A partir disso e do curso com Obirin Odara, então, pontuo 5 tópicos sobre como o branco pode ajudar na luta contra o racismo.

1. FALE SOBRE VOCÊ

Compartilhar as nossas histórias ajuda bastante, infelizmente nós ainda precisamos de uma voz branca para validar a presença do negro. Mas a mudança seria mais efetiva se a reflexão fosse sobre autoconhecimento. Que tal reconhecer e compartilhar os seus privilégios? Quais atitudes do seu dia a dia no trabalho, por exemplo, você poderia mudar para diminuir as desigualdades? Você gostaria de ser tratado como o negro é tratado pela sociedade? Fica aí a reflexão, mas pense e faça: só o ativismo de internet não adianta.

2. QUEBRE A MESA

Depois de assumir, escolha quebrar a mesa ao invés de simplesmente abrir espaço para outras pessoas sentarem.
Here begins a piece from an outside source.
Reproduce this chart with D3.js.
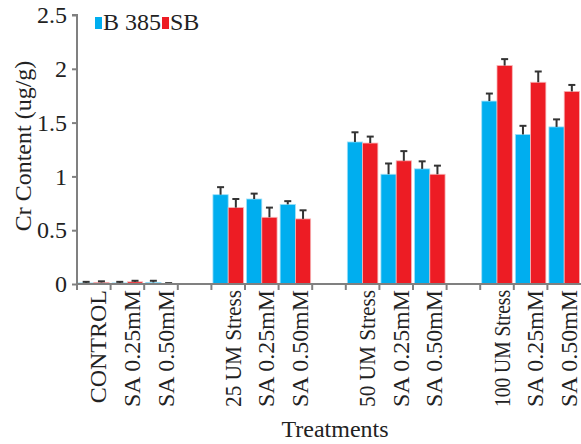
<!DOCTYPE html>
<html><head><meta charset="utf-8">
<script src="https://cdn.jsdelivr.net/npm/d3@7"></script>
<style>body{margin:0;background:#fff}svg{display:block}</style>
</head><body><svg id="c" width="581" height="444"></svg>
<script>
const categories = ["CONTROL","SA 0.25mM","SA 0.50mM","","25 UM Stress","SA 0.25mM","SA 0.50mM","","50 UM Stress","SA 0.25mM","SA 0.50mM","","100 UM Stress","SA 0.25mM","SA 0.50mM"];
const seriesNames = ["B 385","SB"];
const b385 = [0.01,0.01,0.015,null,0.83,0.79,0.74,null,1.32,1.02,1.07,null,1.70,1.39,1.46];
const b385Err = [0.01,0.01,0.015,null,0.07,0.05,0.03,null,0.09,0.10,0.07,null,0.07,0.08,0.07];
const sb = [0.015,0.02,0.003,null,0.71,0.62,0.605,null,1.31,1.145,1.02,null,2.03,1.875,1.79];
const sbErr = [0.01,0.01,0.005,null,0.08,0.09,0.08,null,0.06,0.09,0.08,null,0.06,0.10,0.06];
const yTicks = [0,0.5,1,1.5,2,2.5];
const colors = ["#00AEEF","#ED1C24"];

const svg = d3.select("#c");
const font = "'Liberation Serif','Times New Roman',serif";
const mLeft = 77, mRight = 581, mTop = 15, mBottom = 284;
const idx = categories.map((d,i)=>i);
const x = d3.scaleBand().domain(idx).range([mLeft,mRight]).paddingInner(0).paddingOuter(0);
const inner = d3.scaleBand().domain([0,1]).range([0,x.bandwidth()]).paddingOuter(0.1).paddingInner(0);
const y = d3.scaleLinear().domain([0,2.5]).range([mBottom,mTop]);

const series = [b385, sb], errs = [b385Err, sbErr];
series.forEach((vals,s)=>{
  const g = svg.append("g");
  vals.forEach((v,i)=>{
    if(v==null) return;
    const bx = x(i)+inner(s), bw = inner.bandwidth();
    g.append("rect").attr("x",bx).attr("y",y(v)).attr("width",bw).attr("height",y(0)-y(v))
      .attr("fill",colors[s]).attr("stroke", s? "#f7b5b7":"#9fe0f8").attr("stroke-width",0.8);
    const e = errs[s][i], cx = bx+bw/2;
    g.append("line").attr("x1",cx).attr("x2",cx).attr("y1",y(v)).attr("y2",y(v+e)).attr("stroke","#333").attr("stroke-width",2);
    g.append("line").attr("x1",cx-3.5).attr("x2",cx+3.5).attr("y1",y(v+e)).attr("y2",y(v+e)).attr("stroke","#333").attr("stroke-width",2);
  });
});

// Y axis
const ya = svg.append("g").attr("transform",`translate(${mLeft},0)`)
  .call(d3.axisLeft(y).tickValues(yTicks).tickSize(5).tickPadding(5).tickFormat(d=>String(d)));
ya.select(".domain").attr("stroke","#808080").attr("stroke-width",2).attr("d",`M-5,${mTop}H0V${mBottom+1}`);
ya.selectAll(".tick line").attr("stroke","#808080").attr("stroke-width",2);
ya.selectAll(".tick text").attr("font-family",font).attr("font-size",24).attr("fill","#222");

// X axis
const xa = svg.append("g").attr("transform",`translate(0,${mBottom})`);
xa.append("line").attr("x1",mLeft).attr("x2",mRight).attr("y1",0).attr("y2",0).attr("stroke","#808080").attr("stroke-width",2);
idx.forEach(i=>{
  xa.append("line").attr("x1",x(i)).attr("x2",x(i)).attr("y1",0).attr("y2",6).attr("stroke","#808080").attr("stroke-width",2);
});
xa.selectAll("text.lab").data(idx.filter(i=>categories[i]!=="")).enter().append("text")
  .attr("class","lab")
  .attr("transform",i=>`translate(${x(i)+x.bandwidth()/2+12.5},6) rotate(-90)`)
  .attr("text-anchor","end").attr("font-family",font).attr("font-size",24).attr("fill","#222")
  .text(i=>categories[i])
  .each(function(){
    const L = this.getComputedTextLength();
    if (L > 117) d3.select(this).attr("textLength",117).attr("lengthAdjust","spacingAndGlyphs");
  });

// Axis titles
svg.append("text").attr("x",335).attr("y",437).attr("text-anchor","middle")
  .attr("font-family",font).attr("font-size",24).attr("fill","#222").text("Treatments");
svg.append("text").attr("transform","translate(31,146) rotate(-90)").attr("text-anchor","middle")
  .attr("font-family",font).attr("font-size",24).attr("fill","#222").text("Cr Content (ug/g)");

// Legend
const lg = svg.append("g");
let lx = 95;
seriesNames.forEach((n,s)=>{
  lg.append("rect").attr("x",lx).attr("y",17).attr("width",7).attr("height",12).attr("fill",colors[s]);
  const t = lg.append("text").attr("x",lx+8).attr("y",30).attr("font-family",font).attr("font-size",24).attr("fill","#222").text(n);
  lx += 8 + t.node().getComputedTextLength() + 1;
});
</script></body></html>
Traduzindo: não adianta incluir se quem vai continuar ditando as regras for a supremacia branca. "Os lugares físicos de quem senta e fala é sempre do corpo branco; quem "arma confusão" é o corpo negro. Até quando levaremos a culpa?", explica e questiona Obirin.

3. SE RECONHEÇA EM TODOS OS CORPOS

"O caso do "mendigo gato" (quem lembra?) é a maior prova de que o branco não admite se ver no lugar que ele acredita ser do negro", diz Obirin. A explicação também justifica o fato de nós termos que batalhar duas vezes mais para ocupar espaços, mas seguimos. Por isso, quando tiver oportunidade, indique empreendedores negros, pensadores negros, profissionais negros em geral - repito, o seu poder de validação ainda é indispensável.

4. VALORIZE O BRASIL

Se mobilizar pela morte de um corpo negro nos Estados Unidos ou na Europa é bom, mas não deixe de lembrar que no Brasil a taxa de homicídio entre a população negra só cresce. De acordo com o Atlas da Violência, 75% das vítimas de homicídio são negras.

5. SE SINTA DESCONFORTÁVEL

Mas estude sobre racismo. Nós convivemos com os efeitos da colonização diariamente, mas tudo o que aprendemos sobre racismo estrutural, privilégios e direitos foi procurando conhecimento. Por isso não custa nada você também buscar informação, afinal, mais uma vez, a responsabilidade de acabar com um problema criado pelo branco não é só nossa.